THE PROBLEM: Retype the data that follows line by line, exactly, and leave its pictures out.

INFORMATION PROVIDED:

--- begin ---

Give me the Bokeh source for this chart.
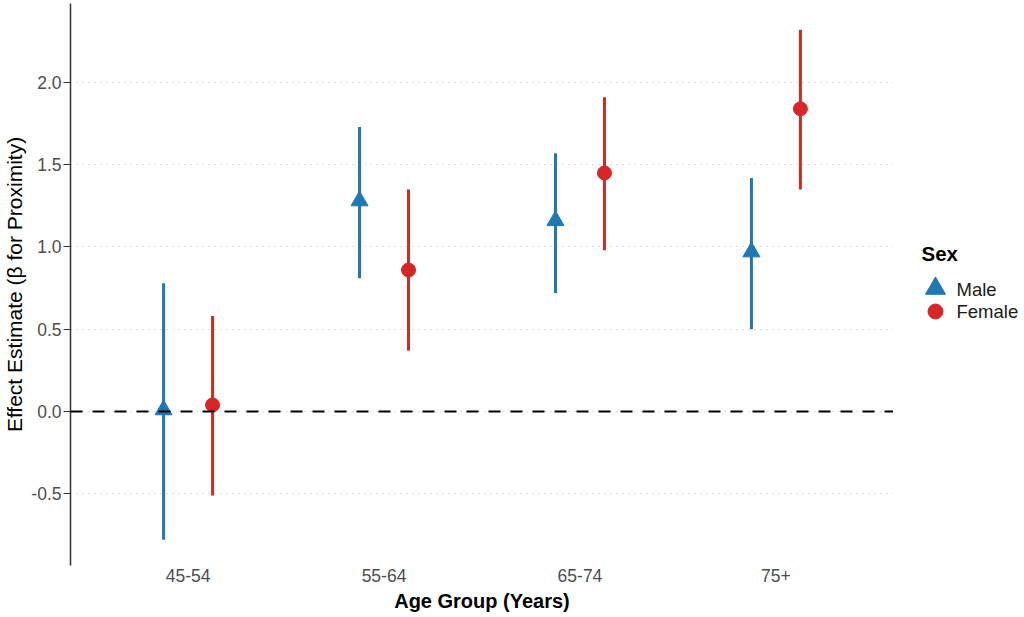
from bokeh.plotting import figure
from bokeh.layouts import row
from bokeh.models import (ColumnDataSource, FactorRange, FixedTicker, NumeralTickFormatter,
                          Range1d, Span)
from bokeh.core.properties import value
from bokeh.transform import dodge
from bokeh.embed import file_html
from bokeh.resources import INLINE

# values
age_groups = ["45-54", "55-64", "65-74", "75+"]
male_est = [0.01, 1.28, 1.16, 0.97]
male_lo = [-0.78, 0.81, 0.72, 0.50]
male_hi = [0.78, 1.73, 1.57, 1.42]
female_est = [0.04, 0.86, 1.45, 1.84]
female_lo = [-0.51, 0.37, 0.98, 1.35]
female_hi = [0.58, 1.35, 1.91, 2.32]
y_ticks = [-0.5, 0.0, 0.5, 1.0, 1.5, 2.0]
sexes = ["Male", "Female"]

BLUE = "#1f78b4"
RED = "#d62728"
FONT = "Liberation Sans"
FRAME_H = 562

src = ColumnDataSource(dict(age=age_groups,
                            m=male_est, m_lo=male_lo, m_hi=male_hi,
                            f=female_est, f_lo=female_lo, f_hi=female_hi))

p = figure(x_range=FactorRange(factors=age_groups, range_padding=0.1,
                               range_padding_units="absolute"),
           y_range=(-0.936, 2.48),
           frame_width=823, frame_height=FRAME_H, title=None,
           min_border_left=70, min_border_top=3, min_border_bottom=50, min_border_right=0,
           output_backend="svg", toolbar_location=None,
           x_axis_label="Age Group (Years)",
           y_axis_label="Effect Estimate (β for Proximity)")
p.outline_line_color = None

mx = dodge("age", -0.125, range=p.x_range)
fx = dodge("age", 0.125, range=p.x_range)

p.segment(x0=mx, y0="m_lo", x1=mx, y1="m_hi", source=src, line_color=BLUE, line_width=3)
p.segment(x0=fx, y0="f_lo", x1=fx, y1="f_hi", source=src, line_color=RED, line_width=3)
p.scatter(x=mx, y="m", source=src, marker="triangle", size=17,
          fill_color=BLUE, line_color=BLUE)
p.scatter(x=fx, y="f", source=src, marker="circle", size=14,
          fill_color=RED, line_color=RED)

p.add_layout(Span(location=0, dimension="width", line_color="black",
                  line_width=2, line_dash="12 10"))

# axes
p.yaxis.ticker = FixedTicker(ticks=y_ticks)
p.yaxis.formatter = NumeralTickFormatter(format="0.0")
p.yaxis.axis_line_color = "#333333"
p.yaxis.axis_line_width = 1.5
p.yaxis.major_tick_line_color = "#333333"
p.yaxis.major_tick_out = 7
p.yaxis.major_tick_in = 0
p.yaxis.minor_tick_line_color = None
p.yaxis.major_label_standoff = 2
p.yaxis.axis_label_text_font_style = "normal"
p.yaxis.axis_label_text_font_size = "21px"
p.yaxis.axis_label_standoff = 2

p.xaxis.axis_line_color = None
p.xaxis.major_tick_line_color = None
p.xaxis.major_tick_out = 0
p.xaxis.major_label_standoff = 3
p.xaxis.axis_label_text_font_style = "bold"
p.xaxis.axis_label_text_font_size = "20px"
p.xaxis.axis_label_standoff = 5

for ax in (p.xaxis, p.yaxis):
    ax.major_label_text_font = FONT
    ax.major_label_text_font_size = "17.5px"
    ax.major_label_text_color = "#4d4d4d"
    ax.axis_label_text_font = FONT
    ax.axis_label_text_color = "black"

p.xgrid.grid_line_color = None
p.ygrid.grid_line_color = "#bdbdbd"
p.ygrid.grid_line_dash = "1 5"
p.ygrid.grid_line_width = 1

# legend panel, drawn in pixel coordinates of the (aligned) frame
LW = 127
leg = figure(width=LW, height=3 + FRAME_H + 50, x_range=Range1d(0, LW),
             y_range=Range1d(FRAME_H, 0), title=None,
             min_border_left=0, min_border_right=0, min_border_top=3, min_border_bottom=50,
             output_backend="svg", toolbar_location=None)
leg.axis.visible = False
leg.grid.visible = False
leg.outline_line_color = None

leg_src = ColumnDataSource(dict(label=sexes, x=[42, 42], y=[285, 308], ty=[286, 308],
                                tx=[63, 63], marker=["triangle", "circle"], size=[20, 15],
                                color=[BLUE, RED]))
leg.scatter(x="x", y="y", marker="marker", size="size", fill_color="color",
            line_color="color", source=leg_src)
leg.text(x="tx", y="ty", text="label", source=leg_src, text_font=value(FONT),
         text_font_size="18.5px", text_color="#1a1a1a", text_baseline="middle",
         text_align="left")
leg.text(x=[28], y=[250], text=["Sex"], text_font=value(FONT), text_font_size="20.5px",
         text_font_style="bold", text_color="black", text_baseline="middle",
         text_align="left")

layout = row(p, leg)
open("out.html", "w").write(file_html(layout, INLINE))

--- end ---

EXERCISE ANSWER:
Give me the Bokeh source for this chart.
from bokeh.plotting import figure
from bokeh.layouts import row
from bokeh.models import (ColumnDataSource, FactorRange, FixedTicker, NumeralTickFormatter,
                          Range1d, Span)
from bokeh.core.properties import value
from bokeh.transform import dodge
from bokeh.embed import file_html
from bokeh.resources import INLINE

# values
age_groups = ["45-54", "55-64", "65-74", "75+"]
male_est = [0.01, 1.28, 1.16, 0.97]
male_lo = [-0.78, 0.81, 0.72, 0.50]
male_hi = [0.78, 1.73, 1.57, 1.42]
female_est = [0.04, 0.86, 1.45, 1.84]
female_lo = [-0.51, 0.37, 0.98, 1.35]
female_hi = [0.58, 1.35, 1.91, 2.32]
y_ticks = [-0.5, 0.0, 0.5, 1.0, 1.5, 2.0]
sexes = ["Male", "Female"]

BLUE = "#1f78b4"
RED = "#d62728"
FONT = "Liberation Sans"
FRAME_H = 562

src = ColumnDataSource(dict(age=age_groups,
                            m=male_est, m_lo=male_lo, m_hi=male_hi,
                            f=female_est, f_lo=female_lo, f_hi=female_hi))

p = figure(x_range=FactorRange(factors=age_groups, range_padding=0.1,
                               range_padding_units="absolute"),
           y_range=(-0.936, 2.48),
           frame_width=823, frame_height=FRAME_H, title=None,
           min_border_left=70, min_border_top=3, min_border_bottom=50, min_border_right=0,
           output_backend="svg", toolbar_location=None,
           x_axis_label="Age Group (Years)",
           y_axis_label="Effect Estimate (β for Proximity)")
p.outline_line_color = None

mx = dodge("age", -0.125, range=p.x_range)
fx = dodge("age", 0.125, range=p.x_range)

p.segment(x0=mx, y0="m_lo", x1=mx, y1="m_hi", source=src, line_color=BLUE, line_width=3)
p.segment(x0=fx, y0="f_lo", x1=fx, y1="f_hi", source=src, line_color=RED, line_width=3)
p.scatter(x=mx, y="m", source=src, marker="triangle", size=17,
          fill_color=BLUE, line_color=BLUE)
p.scatter(x=fx, y="f", source=src, marker="circle", size=14,
          fill_color=RED, line_color=RED)

p.add_layout(Span(location=0, dimension="width", line_color="black",
                  line_width=2, line_dash="12 10"))

# axes
p.yaxis.ticker = FixedTicker(ticks=y_ticks)
p.yaxis.formatter = NumeralTickFormatter(format="0.0")
p.yaxis.axis_line_color = "#333333"
p.yaxis.axis_line_width = 1.5
p.yaxis.major_tick_line_color = "#333333"
p.yaxis.major_tick_out = 7
p.yaxis.major_tick_in = 0
p.yaxis.minor_tick_line_color = None
p.yaxis.major_label_standoff = 2
p.yaxis.axis_label_text_font_style = "normal"
p.yaxis.axis_label_text_font_size = "21px"
p.yaxis.axis_label_standoff = 2

p.xaxis.axis_line_color = None
p.xaxis.major_tick_line_color = None
p.xaxis.major_tick_out = 0
p.xaxis.major_label_standoff = 3
p.xaxis.axis_label_text_font_style = "bold"
p.xaxis.axis_label_text_font_size = "20px"
p.xaxis.axis_label_standoff = 5

for ax in (p.xaxis, p.yaxis):
    ax.major_label_text_font = FONT
    ax.major_label_text_font_size = "17.5px"
    ax.major_label_text_color = "#4d4d4d"
    ax.axis_label_text_font = FONT
    ax.axis_label_text_color = "black"

p.xgrid.grid_line_color = None
p.ygrid.grid_line_color = "#bdbdbd"
p.ygrid.grid_line_dash = "1 5"
p.ygrid.grid_line_width = 1

# legend panel, drawn in pixel coordinates of the (aligned) frame
LW = 127
leg = figure(width=LW, height=3 + FRAME_H + 50, x_range=Range1d(0, LW),
             y_range=Range1d(FRAME_H, 0), title=None,
             min_border_left=0, min_border_right=0, min_border_top=3, min_border_bottom=50,
             output_backend="svg", toolbar_location=None)
leg.axis.visible = False
leg.grid.visible = False
leg.outline_line_color = None

leg_src = ColumnDataSource(dict(label=sexes, x=[42, 42], y=[285, 308], ty=[286, 308],
                                tx=[63, 63], marker=["triangle", "circle"], size=[20, 15],
                                color=[BLUE, RED]))
leg.scatter(x="x", y="y", marker="marker", size="size", fill_color="color",
            line_color="color", source=leg_src)
leg.text(x="tx", y="ty", text="label", source=leg_src, text_font=value(FONT),
         text_font_size="18.5px", text_color="#1a1a1a", text_baseline="middle",
         text_align="left")
leg.text(x=[28], y=[250], text=["Sex"], text_font=value(FONT), text_font_size="20.5px",
         text_font_style="bold", text_color="black", text_baseline="middle",
         text_align="left")

layout = row(p, leg)
open("out.html", "w").write(file_html(layout, INLINE))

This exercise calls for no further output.